Kim Jong Un isn’t the overwhelming cultural and religious icon that his father and grandfather were. That lack of intense personal loyalty may it less likely regime change will halt North Korea’s terrorist threats.
When I was in North Korea for a week-long visit last year, monuments to Kim Il Sung and Kim Jong Il were everywhere one looked. For 60 years North Koreans had been taught their then-current leader was literally a god, and should be thought of as such in all daily activities.
Kim Il Sung established the dictatorship by creating a personality cult loyal to him. His son continued the practice, maintaining control through his own unique public image and mythology. While he made sure to cement his father’s role as the “Eternal President,” Kim Jong Il elevated himself to a separate but equal status as the “Eternal General.”
But not Kim Jong Un, who is anonymous by comparison.
There was exactly one monument to Kim Jong Un, a statue stuck at the end of a subway station. While his father broke from his grandfather to create his own unique public image to make North Koreans uniquely loyal to him, Kim Jong Un has been dressing like his grandfather. That would seem unusual for a dictatorship that has been built on extensive, daily, efforts to create personality cults centered on depicting the current leader as a unique supernatural force.
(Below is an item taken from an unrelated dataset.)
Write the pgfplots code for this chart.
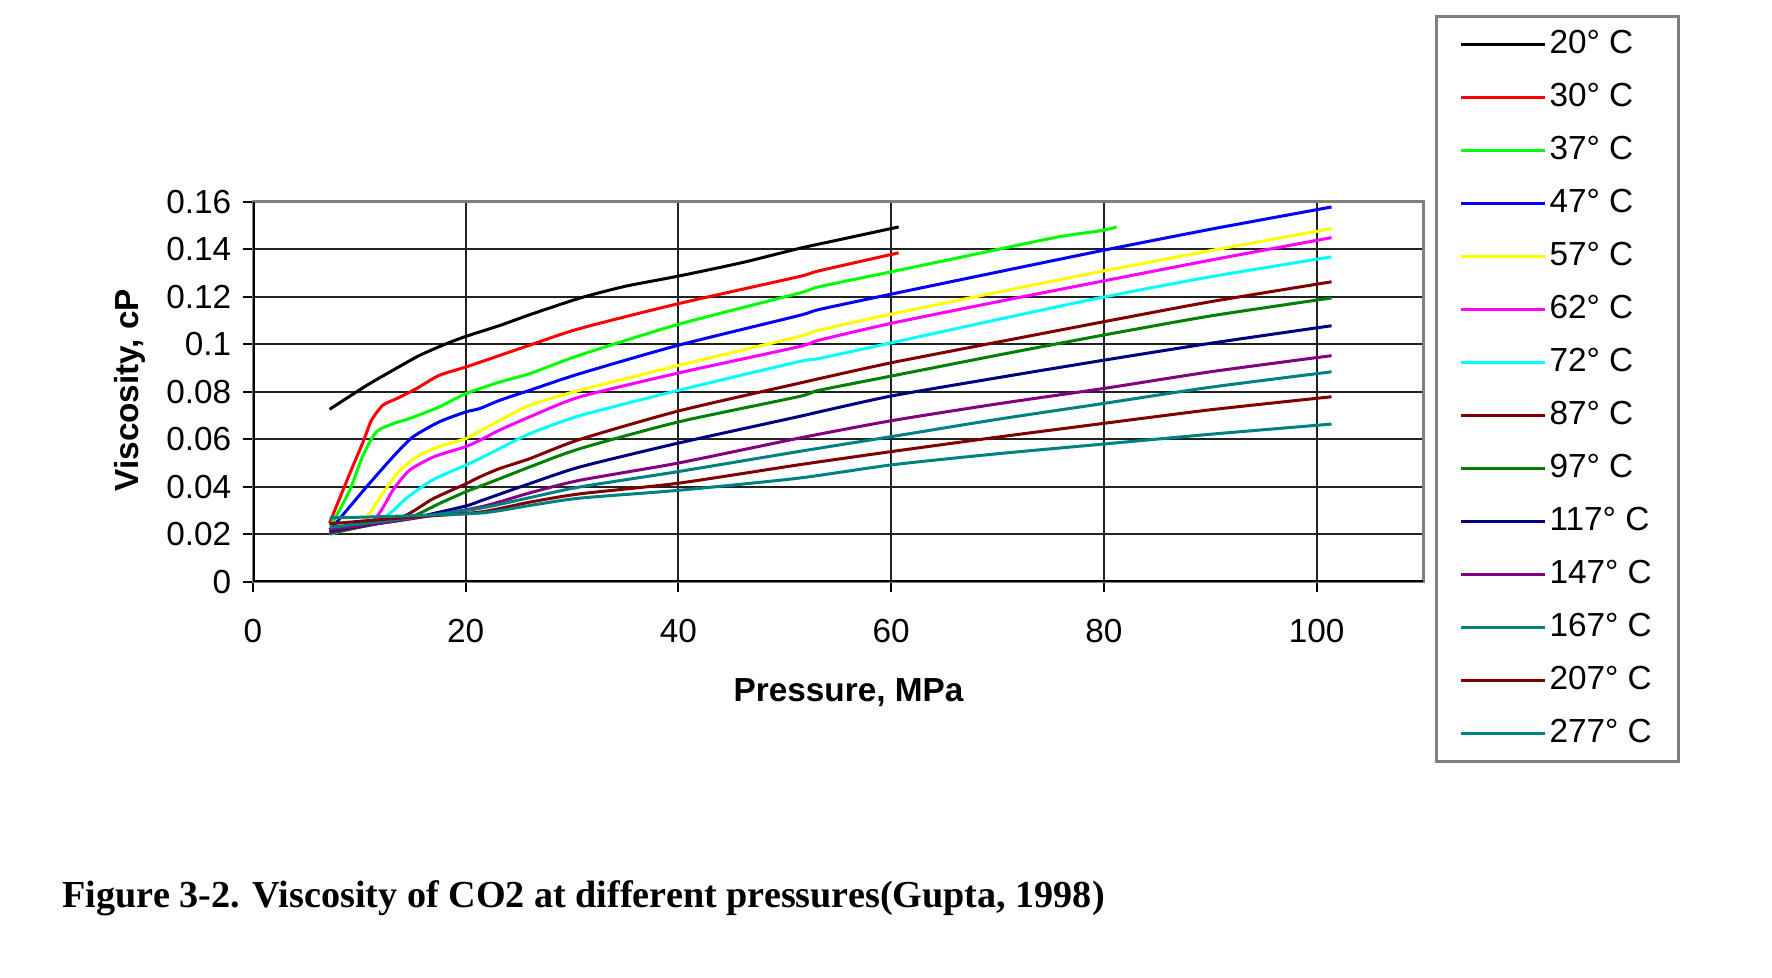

Rather than do as his father and create a deep personality cult around himself, Kim Jong Un has been working to tie himself to his grandfather, Kim Il Sung. That seems like a miscalculation as, while North Koreans are still intensely loyal to Kim Jong Un, he may not be as deeply revered as his predecessors.
It’s actually a shrewd move that makes removing him *more* difficult for the international community. Kim Il Sung isn’t just the founder and “Eternal President” of North Korea, he was a guerrilla fighter against Korea’s Japanese colonial government.
By reaffirming Kim I Sung’s role as the “Eternal President,” instead of endearing personal loyalty to himself, he makes it more likely North Koreans would keep their current system.
Reinforcing loyalty to Kim Il Sung reinforces the belief the current system is an eternal monument to Kim Il Sung and cannot be ended because the current leader has died. If North Koreans lose their belief in an “Eternal Leader” they will be more likely to accept regime change.
Iraqis were taught Saddam Hussein was Iraq, and it could not survive without him. North Koreans are taught their nation is led by someone who’s already dead — making it more likely the system will survive changes in leadership.
Reminding North Koreans of Kim Il Sung also hardens their hatred — and militant guerrilla opposition — to any outside influence.
Removing Kim Jong Un becomes a pointless endeavor if the regime he’s building is designed to continue, and be more dangerous, without him.
If someone within the regime can convince North Koreans he will continue the Juche system of the Eternal Leader, a decapitated Pyongyang will simply sprout a new head.